**Your objective**
Return each line of the data below verbatim; pictures are to be left out.

**Information shown**
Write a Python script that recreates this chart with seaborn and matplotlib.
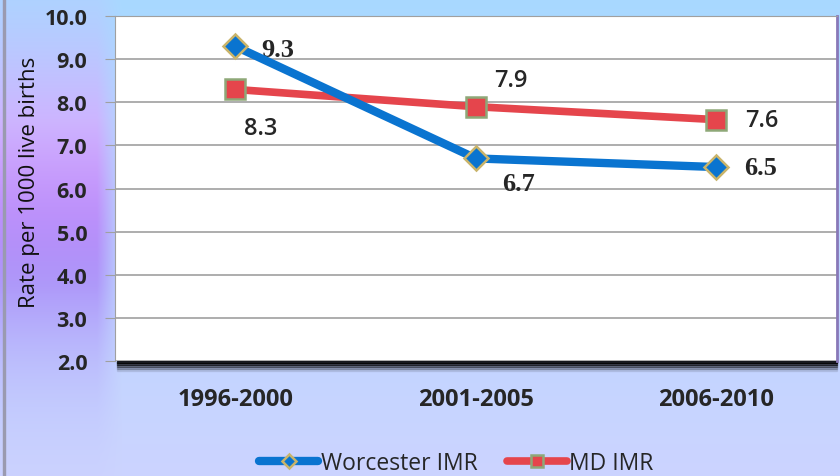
import numpy as np
import pandas as pd
import matplotlib.pyplot as plt
import seaborn as sns
from matplotlib.patches import Rectangle

# chart data
periods = ['1996-2000', '2001-2005', '2006-2010']
worcester_imr = [9.3, 6.7, 6.5]
md_imr = [8.3, 7.9, 7.6]

df = pd.DataFrame({'Period': periods * 2,
                   'Rate': worcester_imr + md_imr,
                   'Series': ['Worcester IMR'] * 3 + ['MD IMR'] * 3})

sns.set_style('white')
plt.rcParams['font.family'] = ['Open Sans', 'DejaVu Sans']

fig = plt.figure(figsize=(8.4, 4.77), dpi=100)

# light blue / purple gradient background
h, w = 477, 840
yy, xx = np.mgrid[0:h, 0:w] / np.array([h, w])[:, None, None]
bg = np.zeros((h, w, 3))
bg[..., 0] = 0.66 + 0.14 * yy
bg[..., 1] = 0.85 - 0.02 * yy
bg[..., 2] = 1.0
left = np.clip((0.145 - xx) / 0.03, 0, 1) * np.exp(-((yy - 0.42) / 0.30) ** 2)
top_purple = np.array([0.84, 0.66, 1.0])
low_purple = np.array([0.66, 0.50, 0.97])
mix = np.clip((yy - 0.25) / 0.35, 0, 1)[..., None]
purple = top_purple * (1 - mix) + low_purple * mix
bg = bg * (1 - left[..., None]) + purple * left[..., None]
bgax = fig.add_axes([0, 0, 1, 1], zorder=-10)
bgax.imshow(bg, aspect='auto', extent=[0, 1, 0, 1])
bgax.axis('off')
fig.patches.append(Rectangle((0.004, 0), 0.002, 1, transform=fig.transFigure,
                             color='#9a9ab0', zorder=-5))

ax = fig.add_axes([0.137, 0.241, 0.859, 0.723])
ax.set_facecolor('white')

# drop shadow under plot area
for i, a in enumerate([0.8, 0.55, 0.35, 0.2, 0.08]):
    fig.patches.append(Rectangle((0.139, 0.241 - 0.004 * (i + 1)), 0.857, 0.004,
                                 transform=fig.transFigure, color='black', alpha=a, zorder=-1))

blue = '#0a74d0'
red = '#e5454c'
sns.lineplot(data=df[df.Series == 'Worcester IMR'], x='Period', y='Rate', ax=ax,
             color=blue, lw=6, marker='D', markersize=12, markerfacecolor=blue,
             markeredgecolor='#c9b46a', markeredgewidth=1.8, label='Worcester IMR',
             solid_capstyle='round', zorder=4)
sns.lineplot(data=df[df.Series == 'MD IMR'], x='Period', y='Rate', ax=ax,
             color=red, lw=5.5, marker='s', markersize=15, markerfacecolor=red,
             markeredgecolor='#8ea878', markeredgewidth=1.8, label='MD IMR',
             solid_capstyle='round', zorder=3)

# data labels
w_off = [(19, -2), (19, -18), (20, 0)]
for i, v in enumerate(worcester_imr):
    ax.annotate(f'{v:.1f}', (i, v), xytext=w_off[i], textcoords='offset points',
                ha='left', va='center', fontsize=19, fontweight='bold',
                family='Liberation Serif')
m_off = [(18, -28), (13, 19), (21, 0)]
for i, v in enumerate(md_imr):
    ax.annotate(f'{v:.1f}', (i, v), xytext=m_off[i], textcoords='offset points',
                ha='left' if i else 'center', va='center', fontsize=17,
                fontweight='semibold')

ax.set_xlim(-0.5, 2.5)
ax.set_ylim(2, 10)
ax.set_yticks(np.arange(2, 10.5, 1))
ax.set_yticklabels([f'{t:.1f}' for t in np.arange(2, 10.5, 1)])
ax.grid(axis='y', color='#a0a0a0', lw=1.2)
ax.set_axisbelow(True)
ax.tick_params(axis='y', left=True, length=7, color='#a0a0a0', pad=13)
ax.tick_params(axis='x', bottom=False, pad=15)
for lab in ax.get_yticklabels():
    lab.set_fontweight('bold')
    lab.set_fontsize(15.5)
for lab in ax.get_xticklabels():
    lab.set_fontweight('bold')
    lab.set_fontsize(17)
ax.set_xlabel('')
ax.set_ylabel('Rate per 1000 live births', fontsize=16, color='#111111')
ax.yaxis.set_label_coords(-0.104, 0.52)
for s in ['left', 'top']:
    ax.spines[s].set_color('#a0a0a0')
ax.spines['bottom'].set_visible(False)
ax.spines['right'].set_color('#8878b8')
ax.spines['right'].set_linewidth(2)

ax.legend(loc='center', bbox_to_anchor=(0.543, 0.028), bbox_transform=fig.transFigure,
          ncol=2, frameon=False, fontsize=16.5, handlelength=2.6, handletextpad=0.1,
          columnspacing=1.3, markerscale=0.6)

fig.savefig('out.png', dpi=100)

**Finished task**
Write a Python script that recreates this chart with seaborn and matplotlib.
import numpy as np
import pandas as pd
import matplotlib.pyplot as plt
import seaborn as sns
from matplotlib.patches import Rectangle

# chart data
periods = ['1996-2000', '2001-2005', '2006-2010']
worcester_imr = [9.3, 6.7, 6.5]
md_imr = [8.3, 7.9, 7.6]

df = pd.DataFrame({'Period': periods * 2,
                   'Rate': worcester_imr + md_imr,
                   'Series': ['Worcester IMR'] * 3 + ['MD IMR'] * 3})

sns.set_style('white')
plt.rcParams['font.family'] = ['Open Sans', 'DejaVu Sans']

fig = plt.figure(figsize=(8.4, 4.77), dpi=100)

# light blue / purple gradient background
h, w = 477, 840
yy, xx = np.mgrid[0:h, 0:w] / np.array([h, w])[:, None, None]
bg = np.zeros((h, w, 3))
bg[..., 0] = 0.66 + 0.14 * yy
bg[..., 1] = 0.85 - 0.02 * yy
bg[..., 2] = 1.0
left = np.clip((0.145 - xx) / 0.03, 0, 1) * np.exp(-((yy - 0.42) / 0.30) ** 2)
top_purple = np.array([0.84, 0.66, 1.0])
low_purple = np.array([0.66, 0.50, 0.97])
mix = np.clip((yy - 0.25) / 0.35, 0, 1)[..., None]
purple = top_purple * (1 - mix) + low_purple * mix
bg = bg * (1 - left[..., None]) + purple * left[..., None]
bgax = fig.add_axes([0, 0, 1, 1], zorder=-10)
bgax.imshow(bg, aspect='auto', extent=[0, 1, 0, 1])
bgax.axis('off')
fig.patches.append(Rectangle((0.004, 0), 0.002, 1, transform=fig.transFigure,
                             color='#9a9ab0', zorder=-5))

ax = fig.add_axes([0.137, 0.241, 0.859, 0.723])
ax.set_facecolor('white')

# drop shadow under plot area
for i, a in enumerate([0.8, 0.55, 0.35, 0.2, 0.08]):
    fig.patches.append(Rectangle((0.139, 0.241 - 0.004 * (i + 1)), 0.857, 0.004,
                                 transform=fig.transFigure, color='black', alpha=a, zorder=-1))

blue = '#0a74d0'
red = '#e5454c'
sns.lineplot(data=df[df.Series == 'Worcester IMR'], x='Period', y='Rate', ax=ax,
             color=blue, lw=6, marker='D', markersize=12, markerfacecolor=blue,
             markeredgecolor='#c9b46a', markeredgewidth=1.8, label='Worcester IMR',
             solid_capstyle='round', zorder=4)
sns.lineplot(data=df[df.Series == 'MD IMR'], x='Period', y='Rate', ax=ax,
             color=red, lw=5.5, marker='s', markersize=15, markerfacecolor=red,
             markeredgecolor='#8ea878', markeredgewidth=1.8, label='MD IMR',
             solid_capstyle='round', zorder=3)

# data labels
w_off = [(19, -2), (19, -18), (20, 0)]
for i, v in enumerate(worcester_imr):
    ax.annotate(f'{v:.1f}', (i, v), xytext=w_off[i], textcoords='offset points',
                ha='left', va='center', fontsize=19, fontweight='bold',
                family='Liberation Serif')
m_off = [(18, -28), (13, 19), (21, 0)]
for i, v in enumerate(md_imr):
    ax.annotate(f'{v:.1f}', (i, v), xytext=m_off[i], textcoords='offset points',
                ha='left' if i else 'center', va='center', fontsize=17,
                fontweight='semibold')

ax.set_xlim(-0.5, 2.5)
ax.set_ylim(2, 10)
ax.set_yticks(np.arange(2, 10.5, 1))
ax.set_yticklabels([f'{t:.1f}' for t in np.arange(2, 10.5, 1)])
ax.grid(axis='y', color='#a0a0a0', lw=1.2)
ax.set_axisbelow(True)
ax.tick_params(axis='y', left=True, length=7, color='#a0a0a0', pad=13)
ax.tick_params(axis='x', bottom=False, pad=15)
for lab in ax.get_yticklabels():
    lab.set_fontweight('bold')
    lab.set_fontsize(15.5)
for lab in ax.get_xticklabels():
    lab.set_fontweight('bold')
    lab.set_fontsize(17)
ax.set_xlabel('')
ax.set_ylabel('Rate per 1000 live births', fontsize=16, color='#111111')
ax.yaxis.set_label_coords(-0.104, 0.52)
for s in ['left', 'top']:
    ax.spines[s].set_color('#a0a0a0')
ax.spines['bottom'].set_visible(False)
ax.spines['right'].set_color('#8878b8')
ax.spines['right'].set_linewidth(2)

ax.legend(loc='center', bbox_to_anchor=(0.543, 0.028), bbox_transform=fig.transFigure,
          ncol=2, frameon=False, fontsize=16.5, handlelength=2.6, handletextpad=0.1,
          columnspacing=1.3, markerscale=0.6)

fig.savefig('out.png', dpi=100)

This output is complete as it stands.